Comincia ora la pietraia che conduce in cima lungo l'ampia cresta ovest.
Il primo pezzo è
il più scomodo e ripido. Sempre puntando ad un ometto superiamo una fascia
di rocce tramite un canalino, che al ritorno aggireremo su sfasciumi a
sinistra scendendo. La pietraia prosegue, prima ripida poi
un pò meno e solcata da tracce di sentiero tra numerosi ometti che
guidano talvolta più verso il filo talvolta più verso la parete nord-ovest.

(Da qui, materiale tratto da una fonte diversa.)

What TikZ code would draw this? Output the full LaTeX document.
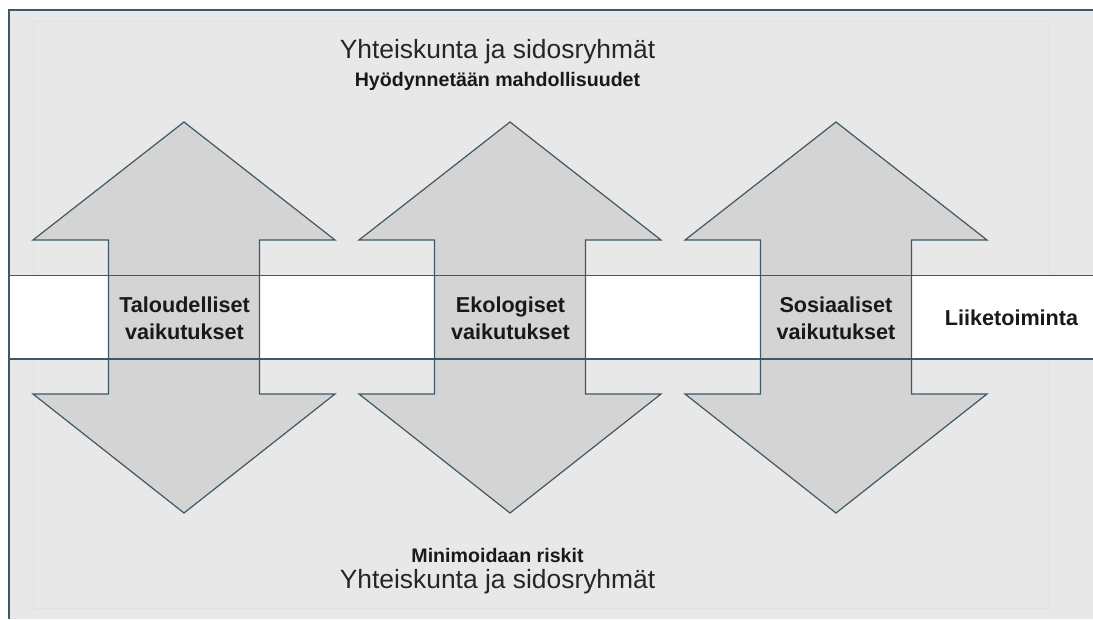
\documentclass[tikz,border=0pt]{standalone}
\usepackage{fontspec}
\setmainfont{Liberation Sans}
\usetikzlibrary{positioning}

\definecolor{framecol}{HTML}{3F5866}
\definecolor{bgcol}{HTML}{E8E8E8}
\definecolor{ghostcol}{HTML}{E2E2E2}
\definecolor{arrowcol}{HTML}{D4D4D4}

\begin{document}
\begin{tikzpicture}[x=0.75pt,y=-0.75pt]
		\tikzstyle{frame}=[draw=framecol,line width=1pt]
		\tikzstyle{bigarrow}=[fill=arrowcol,draw=framecol,line width=0.9pt,line join=miter]
		\tikzstyle{title}=[font=\fontsize{19.8}{24}\selectfont,text=black!85]
		\tikzstyle{sub}=[font=\fontsize{14.7}{18}\selectfont\bfseries,text=black!90]
		\tikzstyle{impact}=[font=\fontsize{16.2}{20.5}\selectfont\bfseries,align=center,text=black!90]
		\useasboundingbox (0,0) rectangle (1093,619);
		% background and white business band
		\fill[bgcol] (9,10) rectangle (1093,619);
		\draw[ghostcol,line width=0.6pt] (33,21) rectangle (1048,608);
		\fill[white] (9,275.5) rectangle (1093,359);
		\draw[frame] (1093,10) -- (9,10) -- (9,619);
		% double arrows
		\foreach \c in {184,510,836}{
			\draw[bigarrow] (\c,122) -- (\c+151,240) -- (\c+75.5,240) -- (\c+75.5,394)
				-- (\c+151,394) -- (\c,513) -- (\c-151,394) -- (\c-75.5,394)
				-- (\c-75.5,240) -- (\c-151,240) -- cycle;
		}
		\draw[frame] (9,275.5) -- (1093,275.5);
		\draw[frame] (9,359) -- (1093,359);
		% texts
		\node[title] (soctop) at (497.5,52) {Yhteiskunta ja sidosryhmät};
		\node[sub] (benefit) at (497.5,81) {Hyödynnetään mahdollisuudet};
		\node[sub] (risk) at (497.5,555) {Minimoidaan riskit};
		\node[title] (socbottom) at (497.5,582) {Yhteiskunta ja sidosryhmät};
		\node[impact] (talous) at (184.5,318) {Taloudelliset\\vaikutukset};
		\node[impact] (ekologia) at (510.5,318) {Ekologiset\\vaikutukset};
		\node[impact] (sosiaali) at (836,318) {Sosiaaliset\\vaikutukset};
		\node[impact] (business) at (1011.5,318) {Liiketoiminta};
\end{tikzpicture}
\end{document}
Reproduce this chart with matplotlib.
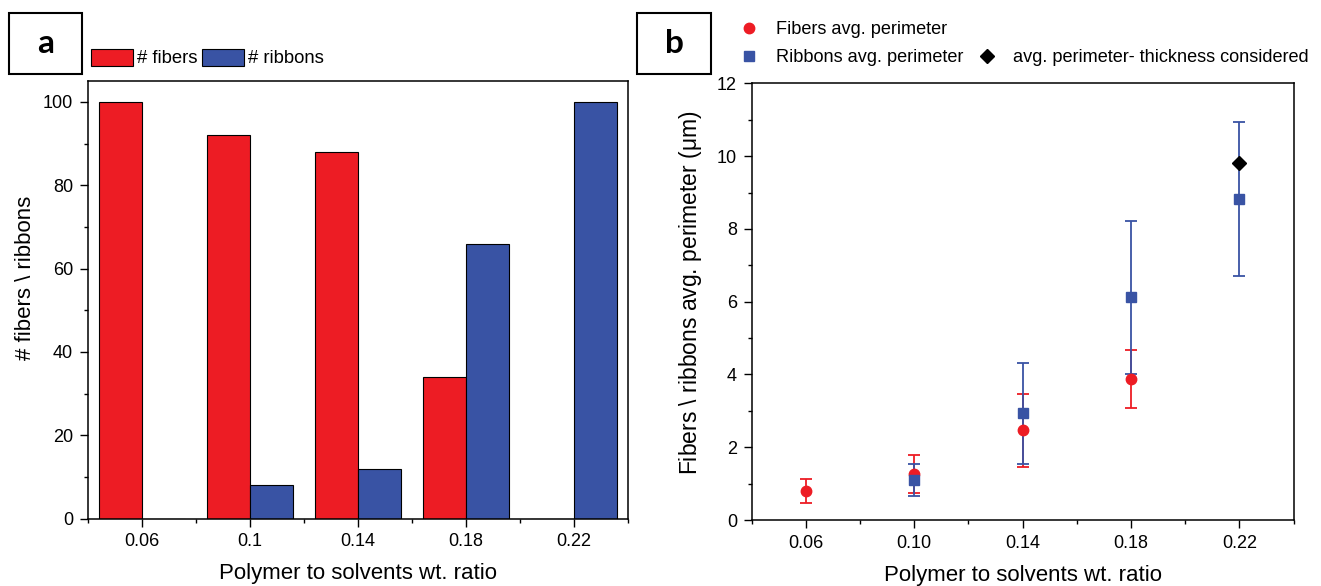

Man mano che si sale compaiono le cime delle Levanne, delle Valli
di Lanzo, i lontani Monviso ed Ecrins (oggi la giornata è limpida), molte
cime valdostane tra la Tsanteleina e il Monte Bianco mentre vicini vediamo
il Gran Paradiso e il Ciarforon.
Arrivati in cima la vista si apre anche sui valloni del versante piemontese
del Gran Paradiso con le loro montagne.
Molte relazioni danno la salita in 3 ore dal rifugio. Noi abbiamo
impiegato 3 ore e 55 minuti, perdendo una mezz'ora per individuare la via
giusta sulla morena e sulle rocce montonate.
In discesa, guidati da un altro ometto, siamo scesi brevemente sul filo
della cresta ovest per poi obliquare nuovamente su tracce verso il centro
della dorsale e ripercorrere l'itinerario di salita.
Dopo il ghiacciaio, sulle rocce montonate abbiamo avuto qualche momento
di difficoltà per seguire la via giusta tra
un ometto e l'altro e scendere dove i salti erano meno alti e più agevoli.
Per questo, e per la cautela usata sulla pietraia della cresta, nello scendere
abbiamo impiegato 2 ore e 45 minuti fino al rifugio.